Примечательно, что такое отношение к истории было усвоено и древними римлянами. Пример тому – слезы римского консула Сципиона Эмилиана, прозванного Африканским, над завоеванным и разрушенным Карфагеном. Слезы вызваны предвидением подобной судьбы и для торжествующего ныне Рима. По словам Тютчева:

Тревога и труд лишь для смертных сердец….
Для них нет победы, для них есть конец.

Дыхание рока, как и в стихотворении «Два голоса», охватывает всех участников «Илиады»: «Общий у смертных Арей, и разящего он поражает». В результате беспомощность и беззащитность человека всюду показаны без пренебрежения и глумления. В «Илиаде», писала француженка Симона Вейль, «никто не вознесен выше человеческой меры и никто не опущен ниже ее»[112 - Вейль С. «Илиада», или Поэма о Силе // Новый мир. – М., 1996. – № 6. – С. 257.]. Ничья победа не опоэтизирована, ничье поражение не осмеяно. Переход от жизни к смерти ничем не замаскирован, ни пафосом, ни презрением. Всюду царит сурово-эпическая и трагическая беспристрастность, поскольку человек не принадлежит сам себе и им волят надмирные, всесильные боги[113 - Исследователь Античности отмечает: «…древнегреческие представления о жизни могут быть сведены к двум основным модификациям: 1) это неразумная игра вселенских сил, изливающая переизбыток своей энергии на человеческую жизнь, входящую в общий круговорот материи; 2) жизнь универсума и человека есть не что иное как сценическая игра, продуманная и целесообразно осуществленная высшим разумом». – Тахо-Годи А.А. Жизнь как сценическая игра в представлении древних греков» // Тахо-Годи А.А., Лосев А.Ф. Греческая культура в мифах, символах и терминах. – СПб.: Алетейя, 1999. – С. 441–442.]. Насилие воспринимается как навязанное извне. Вот почему после беспощадного поединка с Аяксом Гектор способен обратиться к нему без ненависти и гнева:

Сын Телемонов, почтим мы друг друга дарами на память.
Некогда пусть говорят и Троады сыны и Геллады:
Бились герои, пылая враждой, пожирающей сердце;
Но разлучились они, примиренные дружбой взаимной (VII, 299–303).

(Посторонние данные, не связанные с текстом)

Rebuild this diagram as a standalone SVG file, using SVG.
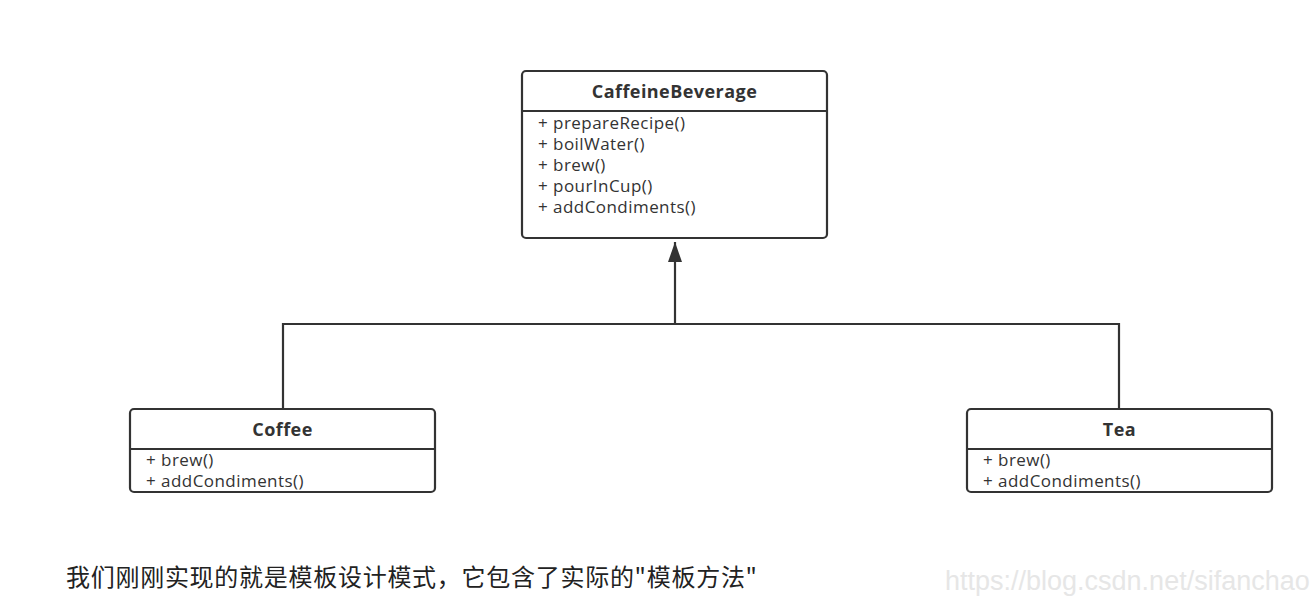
<svg xmlns="http://www.w3.org/2000/svg" width="1315" height="605" viewBox="0 0 1315 605">
<defs>
<style>
.box{fill:#fff;stroke:#333;stroke-width:2.2}
.div{stroke:#333;stroke-width:2}
.title{font-family:"Open Sans","Noto Sans",sans-serif;font-weight:bold;font-size:18px;letter-spacing:0.45px;fill:#333;text-anchor:middle}
.mem{font-family:"Open Sans","Noto Sans",sans-serif;font-size:17px;letter-spacing:0.45px;fill:#333}
.conn{fill:none;stroke:#333;stroke-width:2.2}
</style>
<marker id="arr" markerUnits="userSpaceOnUse" markerWidth="16" markerHeight="22" refX="8" refY="1" orient="0">
<path d="M8,1 L15,21 L1,21 Z" fill="#333"/>
</marker>
</defs>
<rect width="1315" height="605" fill="#fff"/>
<g id="connectors">
<path class="conn" d="M283,409 V324 H1119 V409"/>
<path class="conn" d="M675,324 V242" marker-end="url(#arr)"/>
</g>
<g id="CaffeineBeverage">
<rect class="box" x="522" y="71" width="305" height="167" rx="4"/>
<line class="div" x1="522" y1="111" x2="827" y2="111"/>
<text class="title" x="674.5" y="98">CaffeineBeverage</text>
<text class="mem" x="538" y="129">+ prepareRecipe()</text>
<text class="mem" x="538" y="150">+ boilWater()</text>
<text class="mem" x="538" y="171">+ brew()</text>
<text class="mem" x="538" y="192">+ pourInCup()</text>
<text class="mem" x="538" y="213">+ addCondiments()</text>
</g>
<g id="Coffee">
<rect class="box" x="130" y="409" width="305" height="83" rx="4"/>
<line class="div" x1="130" y1="449" x2="435" y2="449"/>
<text class="title" x="282.5" y="436">Coffee</text>
<text class="mem" x="146" y="466">+ brew()</text>
<text class="mem" x="146" y="487">+ addCondiments()</text>
</g>
<g id="Tea">
<rect class="box" x="967" y="409" width="305" height="83" rx="4"/>
<line class="div" x1="967" y1="449" x2="1272" y2="449"/>
<text class="title" x="1119.5" y="436">Tea</text>
<text class="mem" x="983" y="466">+ brew()</text>
<text class="mem" x="983" y="487">+ addCondiments()</text>
</g>
<text x="66" y="586" font-family="'Noto Sans CJK SC',sans-serif" font-size="24" fill="#222" textLength="691" lengthAdjust="spacing">我们刚刚实现的就是模板设计模式，它包含了实际的"模板方法"</text>
<text x="945" y="590" font-family="'Liberation Sans',sans-serif" font-size="27" fill="#e6e6e6">https://blog.csdn.net/sifanchao</text>
</svg>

Немаловажно и другое: рассказ о гневе ахейского героя вырастает в грандиозную панораму Троянской войны, которая предстает как прощание Греции со своим микенским прошлым, где судьба одного слита с общей судьбой, ибо Троянская война – это жертва, которую жаждут боги. Недаром Приам говорит Елене:

Шествуй, дитя мое милое! Ближе ко мне ты садися.
Узришь отсюда и первого мужа и кровных, и ближних.